Goal of the exercise: Print the listing in its entirety and exactly, leaving out images.

++++++

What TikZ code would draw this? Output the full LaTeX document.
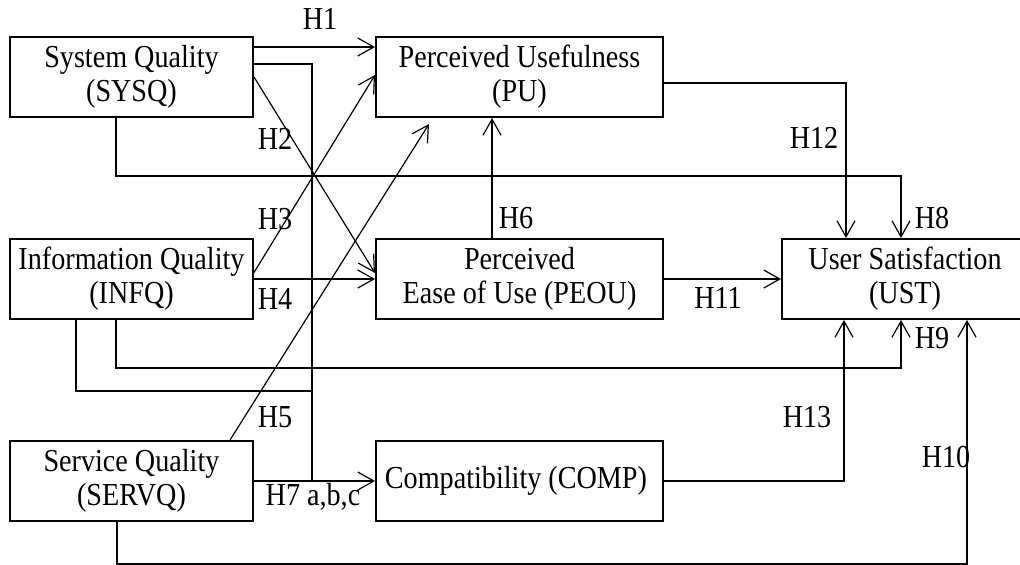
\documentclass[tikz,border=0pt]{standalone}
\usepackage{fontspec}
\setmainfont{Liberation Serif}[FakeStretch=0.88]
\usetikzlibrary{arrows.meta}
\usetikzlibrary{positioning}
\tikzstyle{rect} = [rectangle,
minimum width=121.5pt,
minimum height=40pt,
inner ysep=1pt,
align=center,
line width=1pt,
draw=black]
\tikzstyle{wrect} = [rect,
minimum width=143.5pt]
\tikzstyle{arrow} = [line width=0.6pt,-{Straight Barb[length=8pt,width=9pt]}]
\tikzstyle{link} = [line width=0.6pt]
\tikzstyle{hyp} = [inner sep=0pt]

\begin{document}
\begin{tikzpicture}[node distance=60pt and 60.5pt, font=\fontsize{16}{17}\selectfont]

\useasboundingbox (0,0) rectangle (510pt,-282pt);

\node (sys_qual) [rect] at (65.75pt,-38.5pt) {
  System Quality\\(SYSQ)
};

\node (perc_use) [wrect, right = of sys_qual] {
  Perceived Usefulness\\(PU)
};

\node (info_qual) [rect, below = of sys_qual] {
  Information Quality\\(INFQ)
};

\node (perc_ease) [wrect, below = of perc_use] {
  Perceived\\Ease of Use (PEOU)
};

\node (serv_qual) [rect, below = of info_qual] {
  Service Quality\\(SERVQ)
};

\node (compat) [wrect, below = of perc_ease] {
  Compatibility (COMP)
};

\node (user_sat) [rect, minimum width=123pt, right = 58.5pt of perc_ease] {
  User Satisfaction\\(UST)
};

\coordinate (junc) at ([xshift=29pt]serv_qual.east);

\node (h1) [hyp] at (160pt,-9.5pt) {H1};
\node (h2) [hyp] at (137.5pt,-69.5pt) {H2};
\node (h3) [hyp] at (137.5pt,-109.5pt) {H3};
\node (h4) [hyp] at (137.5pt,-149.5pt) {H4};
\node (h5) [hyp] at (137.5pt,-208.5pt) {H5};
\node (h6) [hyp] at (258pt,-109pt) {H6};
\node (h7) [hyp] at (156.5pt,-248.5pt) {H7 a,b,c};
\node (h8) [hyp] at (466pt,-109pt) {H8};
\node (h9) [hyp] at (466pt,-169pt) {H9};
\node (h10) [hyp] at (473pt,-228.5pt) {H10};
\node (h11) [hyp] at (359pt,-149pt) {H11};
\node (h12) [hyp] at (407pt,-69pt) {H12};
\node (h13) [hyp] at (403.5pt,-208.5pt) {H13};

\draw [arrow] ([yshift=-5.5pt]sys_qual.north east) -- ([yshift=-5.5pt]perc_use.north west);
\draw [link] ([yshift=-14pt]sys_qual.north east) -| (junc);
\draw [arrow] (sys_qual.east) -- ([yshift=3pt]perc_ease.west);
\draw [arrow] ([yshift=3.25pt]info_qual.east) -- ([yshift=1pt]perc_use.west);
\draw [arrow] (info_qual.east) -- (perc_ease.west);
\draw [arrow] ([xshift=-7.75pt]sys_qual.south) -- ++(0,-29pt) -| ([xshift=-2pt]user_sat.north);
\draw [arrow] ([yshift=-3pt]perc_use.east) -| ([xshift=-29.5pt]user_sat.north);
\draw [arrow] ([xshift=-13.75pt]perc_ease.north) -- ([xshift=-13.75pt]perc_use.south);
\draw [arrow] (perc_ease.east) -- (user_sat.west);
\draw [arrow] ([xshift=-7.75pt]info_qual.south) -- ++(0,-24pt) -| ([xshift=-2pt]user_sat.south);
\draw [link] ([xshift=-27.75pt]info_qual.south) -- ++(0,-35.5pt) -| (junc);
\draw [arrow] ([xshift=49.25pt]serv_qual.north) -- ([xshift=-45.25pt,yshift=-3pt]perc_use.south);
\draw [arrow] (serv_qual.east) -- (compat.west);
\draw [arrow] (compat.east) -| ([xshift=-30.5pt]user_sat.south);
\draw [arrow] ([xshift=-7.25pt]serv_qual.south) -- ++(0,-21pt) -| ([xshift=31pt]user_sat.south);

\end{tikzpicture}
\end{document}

++++++

Result for this exercise:
What TikZ code would draw this? Output the full LaTeX document.
\documentclass[tikz,border=0pt]{standalone}
\usepackage{fontspec}
\setmainfont{Liberation Serif}[FakeStretch=0.88]
\usetikzlibrary{arrows.meta}
\usetikzlibrary{positioning}
\tikzstyle{rect} = [rectangle,
minimum width=121.5pt,
minimum height=40pt,
inner ysep=1pt,
align=center,
line width=1pt,
draw=black]
\tikzstyle{wrect} = [rect,
minimum width=143.5pt]
\tikzstyle{arrow} = [line width=0.6pt,-{Straight Barb[length=8pt,width=9pt]}]
\tikzstyle{link} = [line width=0.6pt]
\tikzstyle{hyp} = [inner sep=0pt]

\begin{document}
\begin{tikzpicture}[node distance=60pt and 60.5pt, font=\fontsize{16}{17}\selectfont]

\useasboundingbox (0,0) rectangle (510pt,-282pt);

\node (sys_qual) [rect] at (65.75pt,-38.5pt) {
  System Quality\\(SYSQ)
};

\node (perc_use) [wrect, right = of sys_qual] {
  Perceived Usefulness\\(PU)
};

\node (info_qual) [rect, below = of sys_qual] {
  Information Quality\\(INFQ)
};

\node (perc_ease) [wrect, below = of perc_use] {
  Perceived\\Ease of Use (PEOU)
};

\node (serv_qual) [rect, below = of info_qual] {
  Service Quality\\(SERVQ)
};

\node (compat) [wrect, below = of perc_ease] {
  Compatibility (COMP)
};

\node (user_sat) [rect, minimum width=123pt, right = 58.5pt of perc_ease] {
  User Satisfaction\\(UST)
};

\coordinate (junc) at ([xshift=29pt]serv_qual.east);

\node (h1) [hyp] at (160pt,-9.5pt) {H1};
\node (h2) [hyp] at (137.5pt,-69.5pt) {H2};
\node (h3) [hyp] at (137.5pt,-109.5pt) {H3};
\node (h4) [hyp] at (137.5pt,-149.5pt) {H4};
\node (h5) [hyp] at (137.5pt,-208.5pt) {H5};
\node (h6) [hyp] at (258pt,-109pt) {H6};
\node (h7) [hyp] at (156.5pt,-248.5pt) {H7 a,b,c};
\node (h8) [hyp] at (466pt,-109pt) {H8};
\node (h9) [hyp] at (466pt,-169pt) {H9};
\node (h10) [hyp] at (473pt,-228.5pt) {H10};
\node (h11) [hyp] at (359pt,-149pt) {H11};
\node (h12) [hyp] at (407pt,-69pt) {H12};
\node (h13) [hyp] at (403.5pt,-208.5pt) {H13};

\draw [arrow] ([yshift=-5.5pt]sys_qual.north east) -- ([yshift=-5.5pt]perc_use.north west);
\draw [link] ([yshift=-14pt]sys_qual.north east) -| (junc);
\draw [arrow] (sys_qual.east) -- ([yshift=3pt]perc_ease.west);
\draw [arrow] ([yshift=3.25pt]info_qual.east) -- ([yshift=1pt]perc_use.west);
\draw [arrow] (info_qual.east) -- (perc_ease.west);
\draw [arrow] ([xshift=-7.75pt]sys_qual.south) -- ++(0,-29pt) -| ([xshift=-2pt]user_sat.north);
\draw [arrow] ([yshift=-3pt]perc_use.east) -| ([xshift=-29.5pt]user_sat.north);
\draw [arrow] ([xshift=-13.75pt]perc_ease.north) -- ([xshift=-13.75pt]perc_use.south);
\draw [arrow] (perc_ease.east) -- (user_sat.west);
\draw [arrow] ([xshift=-7.75pt]info_qual.south) -- ++(0,-24pt) -| ([xshift=-2pt]user_sat.south);
\draw [link] ([xshift=-27.75pt]info_qual.south) -- ++(0,-35.5pt) -| (junc);
\draw [arrow] ([xshift=49.25pt]serv_qual.north) -- ([xshift=-45.25pt,yshift=-3pt]perc_use.south);
\draw [arrow] (serv_qual.east) -- (compat.west);
\draw [arrow] (compat.east) -| ([xshift=-30.5pt]user_sat.south);
\draw [arrow] ([xshift=-7.25pt]serv_qual.south) -- ++(0,-21pt) -| ([xshift=31pt]user_sat.south);

\end{tikzpicture}
\end{document}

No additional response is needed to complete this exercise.